Bei den Bildungsreformen der vergangenen Jahre haben die Interessen der Professoren anscheinend keine große Rolle gespielt. Warum hat die deutsche Wissenschaft keine Lobby?
Die Pläne zum Umbau des deutschen Bildungssystems, die jetzt Realität geworden sind, gab es schon seit den 1960er Jahren. Sie kamen vor allem aus der Wirtschaft. Aber damals gab es eine unabgesprochene Koalition dagegen aus linken Studenten, die keine Ökonomisierung und Verflachung des Studiums wollten, konservativen Professoren, die sich nicht von irgendwelchen Agenturen reinreden lassen wollten, und den berufsständischen Verbänden, Lehrern und Ministerialbürokraten. Die haben gemeinsam diese Vorschläge blockiert. Erst über den Umweg Europa, teilweise auch von der OECD gesteuert, wurde dieses Bündnis aufgebrochen. Der Hochschulverband, dem ich selbst angehöre, hat sich mit über 80 Prozent-Mehrheiten gegen die Verschulung des Studiums, ausgesprochen. Aber das interessierte niemanden mehr. Früher wäre das ein großes Politikum gewesen. Jetzt orientieren sich die Ministerialbürokratien am internationalen Vergleich der Studentenzahlen. Die Professoren versuchen, sich irgendwie in dem neuen System zurechtzufinden. Die Älteren schreiben noch ein paar böse Artikel und verabschieden sich in den Ruhestand. Aber eine Lobby für die Wissenschaft kommt nicht wirklich zustande.

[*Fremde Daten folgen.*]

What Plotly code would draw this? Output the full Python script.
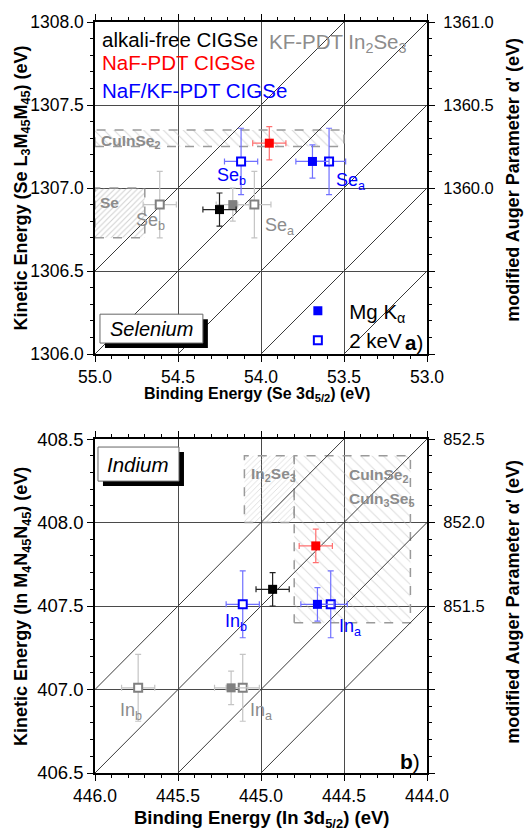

Und wie sieht es in der Wirtschaft aus? Interessiert man sich da für den Rat von Philosophen und Geisteswissenschaftlern?
Ich merke bei persönlichen Kontakten, dass es eine tiefe Verunsicherung gibt bei den Topmanagern, vor allem bei Bankern. Die suchen nach Orientierung in Grundsatzfragen. Da können Philosophie und Geisteswissenschaften etwas beitragen, wenn sie konkret und klar Stellung beziehen, gerade in Bildungsfragen. Ich bin von der DVFA, der Deutschen Vereinigung für Finanzanalyse und Asset Management gebeten worden ein Panel zusammenzustellen und zu leiten, das sich mit der ethischen Dimension der Finanzpraxis auseinandersetzt und Empfehlungen formuliert. Es ist etwas in Gang gekommen – das stimmt hoffnungsvoll.
Und was ist Ihre Leitidee dabei?
Wenn man in die Bildungsgeschichte zurückblickt, geht es immer um die Idee erfüllten Menschseins, die die Bildungsanstrengungen bestimmt hat. Jetzt geht eine Phase zu Ende, in der Persönlichkeitsbildung keine Rolle spielte, sondern das unmittelbar Verwertbare. Diejenigen, die in den Unternehmen mit Personalentscheidungen zu tun haben, entdecken jetzt die alten Elemente einer Persönlichkeitsbildung wieder neu. Stressresistenz, Verlässlichkeit, Urteilskraft, Kooperationsfähigkeit. Ich spreche auch von der Wiederentdeckung praktischer Tugenden. Darin besteht eine Chance.